- [WHAT YOU WILL DO] Transcribe exactly the lines from the one containing "Emit a Python" through the one containing "import seaborn as sns", both included, and leave out any pictures.

- [RECORDED DATA]
+ + + + +

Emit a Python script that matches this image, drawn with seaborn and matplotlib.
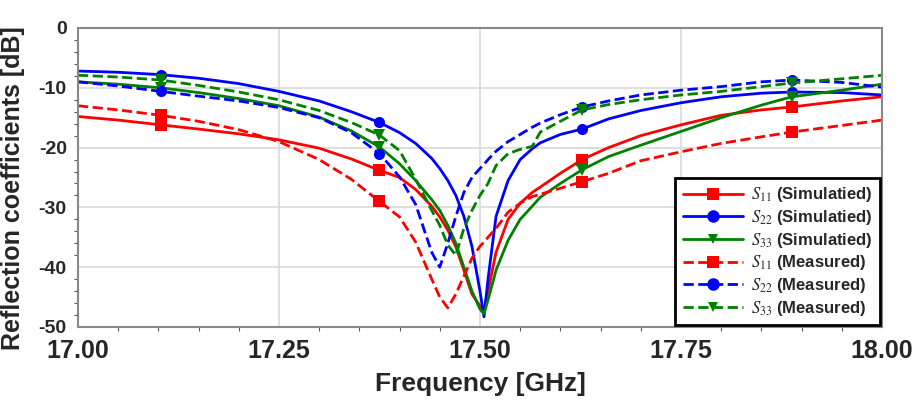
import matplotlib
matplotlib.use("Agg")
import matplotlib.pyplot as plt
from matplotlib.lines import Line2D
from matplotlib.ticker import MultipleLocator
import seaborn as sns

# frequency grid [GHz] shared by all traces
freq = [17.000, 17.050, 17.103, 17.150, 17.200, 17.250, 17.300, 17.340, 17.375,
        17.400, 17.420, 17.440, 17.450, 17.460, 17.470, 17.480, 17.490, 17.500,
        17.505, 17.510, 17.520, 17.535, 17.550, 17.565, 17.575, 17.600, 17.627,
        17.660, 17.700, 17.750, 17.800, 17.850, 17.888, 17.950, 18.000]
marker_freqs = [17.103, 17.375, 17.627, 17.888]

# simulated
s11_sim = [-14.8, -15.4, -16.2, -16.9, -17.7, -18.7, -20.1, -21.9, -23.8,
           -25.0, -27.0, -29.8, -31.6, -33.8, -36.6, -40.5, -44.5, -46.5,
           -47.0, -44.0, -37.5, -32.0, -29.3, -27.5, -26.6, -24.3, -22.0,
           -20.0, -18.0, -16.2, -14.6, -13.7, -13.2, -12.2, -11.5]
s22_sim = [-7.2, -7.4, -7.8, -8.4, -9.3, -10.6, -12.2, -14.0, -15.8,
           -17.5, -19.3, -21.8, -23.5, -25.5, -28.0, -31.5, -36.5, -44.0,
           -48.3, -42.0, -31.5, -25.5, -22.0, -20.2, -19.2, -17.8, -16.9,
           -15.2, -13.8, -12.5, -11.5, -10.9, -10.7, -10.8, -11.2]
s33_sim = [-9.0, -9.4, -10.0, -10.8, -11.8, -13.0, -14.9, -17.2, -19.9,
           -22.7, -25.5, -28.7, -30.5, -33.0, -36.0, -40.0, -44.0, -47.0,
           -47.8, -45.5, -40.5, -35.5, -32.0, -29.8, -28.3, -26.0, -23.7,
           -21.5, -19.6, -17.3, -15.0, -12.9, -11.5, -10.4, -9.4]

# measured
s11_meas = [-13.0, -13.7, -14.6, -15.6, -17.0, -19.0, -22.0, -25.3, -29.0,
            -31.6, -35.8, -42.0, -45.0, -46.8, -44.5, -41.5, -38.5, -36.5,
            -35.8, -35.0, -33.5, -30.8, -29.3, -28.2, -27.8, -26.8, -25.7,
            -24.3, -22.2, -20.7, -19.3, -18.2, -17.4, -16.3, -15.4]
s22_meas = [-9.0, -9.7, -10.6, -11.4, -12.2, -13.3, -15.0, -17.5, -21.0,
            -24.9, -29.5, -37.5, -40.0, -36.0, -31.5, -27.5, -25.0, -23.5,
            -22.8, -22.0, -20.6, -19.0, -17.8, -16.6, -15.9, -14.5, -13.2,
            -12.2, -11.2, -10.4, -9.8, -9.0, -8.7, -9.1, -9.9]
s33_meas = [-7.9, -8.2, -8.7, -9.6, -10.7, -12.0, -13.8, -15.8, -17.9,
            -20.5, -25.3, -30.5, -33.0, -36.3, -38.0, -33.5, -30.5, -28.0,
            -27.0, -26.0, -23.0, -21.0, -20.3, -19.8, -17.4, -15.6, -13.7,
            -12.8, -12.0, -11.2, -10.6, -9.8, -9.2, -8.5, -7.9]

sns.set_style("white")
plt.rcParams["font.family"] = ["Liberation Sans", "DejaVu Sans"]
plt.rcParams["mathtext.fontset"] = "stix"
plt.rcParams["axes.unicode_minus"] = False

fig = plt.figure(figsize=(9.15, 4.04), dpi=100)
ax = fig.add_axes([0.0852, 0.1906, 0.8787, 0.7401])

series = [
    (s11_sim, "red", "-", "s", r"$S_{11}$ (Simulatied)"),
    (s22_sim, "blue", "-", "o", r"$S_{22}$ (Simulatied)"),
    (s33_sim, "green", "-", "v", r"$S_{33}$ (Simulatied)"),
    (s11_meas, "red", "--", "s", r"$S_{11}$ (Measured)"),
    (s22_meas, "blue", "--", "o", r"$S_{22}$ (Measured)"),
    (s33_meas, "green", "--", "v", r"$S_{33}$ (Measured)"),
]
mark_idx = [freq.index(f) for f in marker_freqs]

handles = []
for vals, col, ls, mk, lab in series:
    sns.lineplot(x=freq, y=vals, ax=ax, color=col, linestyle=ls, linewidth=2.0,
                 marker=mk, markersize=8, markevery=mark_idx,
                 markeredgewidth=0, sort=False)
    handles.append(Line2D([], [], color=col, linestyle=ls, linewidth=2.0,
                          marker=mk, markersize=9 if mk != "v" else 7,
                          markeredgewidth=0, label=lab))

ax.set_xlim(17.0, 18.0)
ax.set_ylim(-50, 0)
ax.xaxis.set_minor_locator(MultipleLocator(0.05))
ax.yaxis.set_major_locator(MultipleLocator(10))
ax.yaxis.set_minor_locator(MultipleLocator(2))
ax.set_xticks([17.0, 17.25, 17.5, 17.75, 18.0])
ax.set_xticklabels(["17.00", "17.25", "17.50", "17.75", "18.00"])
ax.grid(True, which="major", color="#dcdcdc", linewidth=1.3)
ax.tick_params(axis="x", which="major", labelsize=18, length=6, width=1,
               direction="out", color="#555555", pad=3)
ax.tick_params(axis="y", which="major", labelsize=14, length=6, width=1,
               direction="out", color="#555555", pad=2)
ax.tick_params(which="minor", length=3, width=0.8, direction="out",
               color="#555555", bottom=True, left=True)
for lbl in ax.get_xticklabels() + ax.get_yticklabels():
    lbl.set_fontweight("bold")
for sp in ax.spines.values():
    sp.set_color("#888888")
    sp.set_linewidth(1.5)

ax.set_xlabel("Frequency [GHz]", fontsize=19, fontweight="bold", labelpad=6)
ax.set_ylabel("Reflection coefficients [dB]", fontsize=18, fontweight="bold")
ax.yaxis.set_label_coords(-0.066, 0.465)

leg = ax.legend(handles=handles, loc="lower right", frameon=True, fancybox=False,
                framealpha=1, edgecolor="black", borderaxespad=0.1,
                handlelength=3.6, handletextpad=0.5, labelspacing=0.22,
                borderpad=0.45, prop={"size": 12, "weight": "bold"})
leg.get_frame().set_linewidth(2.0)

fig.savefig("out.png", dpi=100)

+ + + + +

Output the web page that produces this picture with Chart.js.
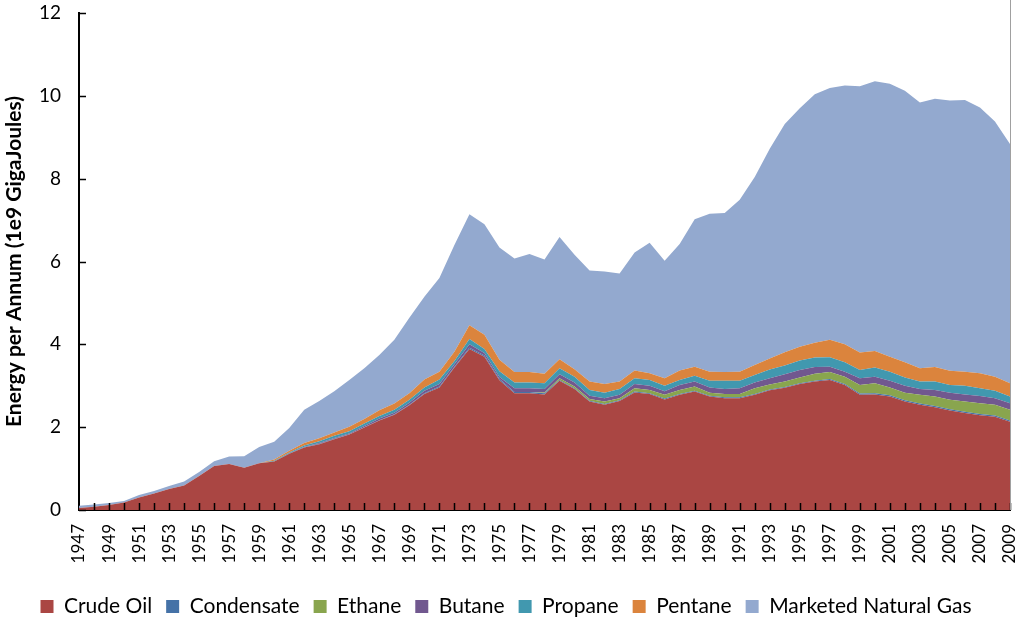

+ + + + +

- [SOLUTION TO THIS TASK]
Emit a Python script that matches this image, drawn with seaborn and matplotlib.
import matplotlib
matplotlib.use("Agg")
import matplotlib.pyplot as plt
from matplotlib.lines import Line2D
from matplotlib.ticker import MultipleLocator
import seaborn as sns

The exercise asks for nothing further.